Most Promoters Promote And So Do Some Detractors

We recently published a benchmark of Net Promoter Scores of 180 companies across 19 industries. Within that research, we showed that promoters are more likely than detractors to repurchase. In a separate analysis, we examined the actual number of times that people recommended companies and compared that to the NPS rating they gave those companies. As you can see in the graphic below:

  • Promoters are more likely to recommend. Promoters are much more likely than detractors to recommend a company across all industries.
  • Not all promoters recommend. The number of promoters that recommended a company ranges from 47% (parcel delivery services) to 80% (retailers).
  • Some detractors recommend. The number of detractors that recommended a company ranges from 13% for banks to 39% of retailers.

What doesn’t show-up in this graphic is the intensity of recommendations. Our detailed analysis examined the frequency of recommendations across all of these industries. Promoters are an average of 3.4x more likely than detractors to recommend companies to three or more friends (ranging from 2.1x more likely for major appliances to 5.7x more likely for banks).

Bottom line: NPS is a good, but not perfect indication of actual recommendations

Written by 

I'm an experience (XM) management catalyst; helping organizations improve results by engaging the hearts and minds of their employees, customers, and partners. I enjoy researching and speaking about leading-edge XM topics. I lead the Qualtrics XM Institute, which is the world's best job. We're igniting a global community of XM Professionals who are inspired and empowered to radically improve the human experience. To achieve this goal, my team focuses on thought leadership, training, and community building. My work is driven by a set of fundamental beliefs: 1) Everything starts and ends with human beings, so you need to understand how people think, feel, and behave; 2) XM is a discipline that needs to be woven throughout an organization's entire operating fabric; and 3) Building the XM discipline requires a combination of culture, competency, and technology.

10 thoughts on “Most Promoters Promote And So Do Some Detractors”

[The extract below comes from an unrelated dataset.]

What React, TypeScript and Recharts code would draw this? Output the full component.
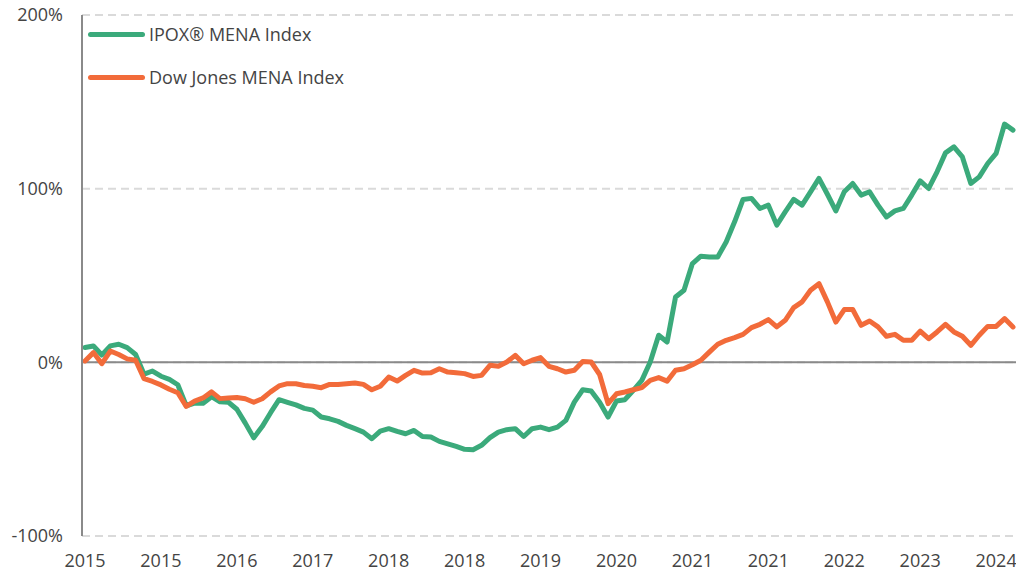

  1. OK, I’ll confess to being confused. Hasn’t the classic detractor always been characterized as someone who will actively disparage the company, and discourage friends/colleagues from doing business with them? What are these people doing recommending?!?

    1. Bob: Promoters are just “more likely to recommend” and detractors are just “less likely to recommend” which is consistent with the methodology that asks them how likely they are to recommend…

    2. Remember, Bob, the recommend question is a measurement of sentiment, not behavior. Fyi, these findings are consistent with what many customers find with their own datasets.

  2. One question please. What about when your NPS scores are influenced by the company you work for?? We are surveyed by a large company that we work for. The comments from the customers are affected by their experience during the initial process with this company and the after results from the company we work for. We are currently at 41 NPS and market comp 38 NPS. The executives we work for want our NPS higher but because of their policies and the customers experience with them I feel they negatively affect our overall score.??

      1. Sorry…you probably need a little more info. I have owned a service plumbing company for 16 years. Our biggest account which is a home warranty company surveys all the customers that we service for them. The customer initially calls the home warranty with the problem. The warranty co than sends us a work order and we go out collect and collect a deductible and assess the situation. We than call for approval depending on the customers coverage. Customers are very upset if something is not covered or if they have more out of pocket based on limited coverage. We than repair the problem and afterwards we are surveyed by the home warranty co. The NPS is a fairly new surveying technique. We have always scored high in professionalism, appearance and job done correctly, but now that NPS is added it is much lower than the other categories?? I feel NPS is not a good indicator in this scenario??

      2. Larry: You are absolutely right in your assessment of NPS (and its limitations). The likelihood of a customer to recommend is likely driven by a lot more than your interactions with them. So their feedback is not about your firm, but about their collective experiences with all products, services, and entities that the customer sees as being related to the warrantee experience. Companies often make this mistake of using NPS to evaluate a specific interaction (like a plumbing service call). Good luck in helping the home warrantee company improve its customer feedback program. Maybe you need to get them to read this blog 😉

  3. This is excellent information. You mention that promoters are more likely to recommend to three or more people, but what is the base rate for such active promotion? In other words, what percentage of people recommend to three or more people at each recommendation level, on average? A graph of that data would illuminate you findings further. Fascinating, and maps to my experiences.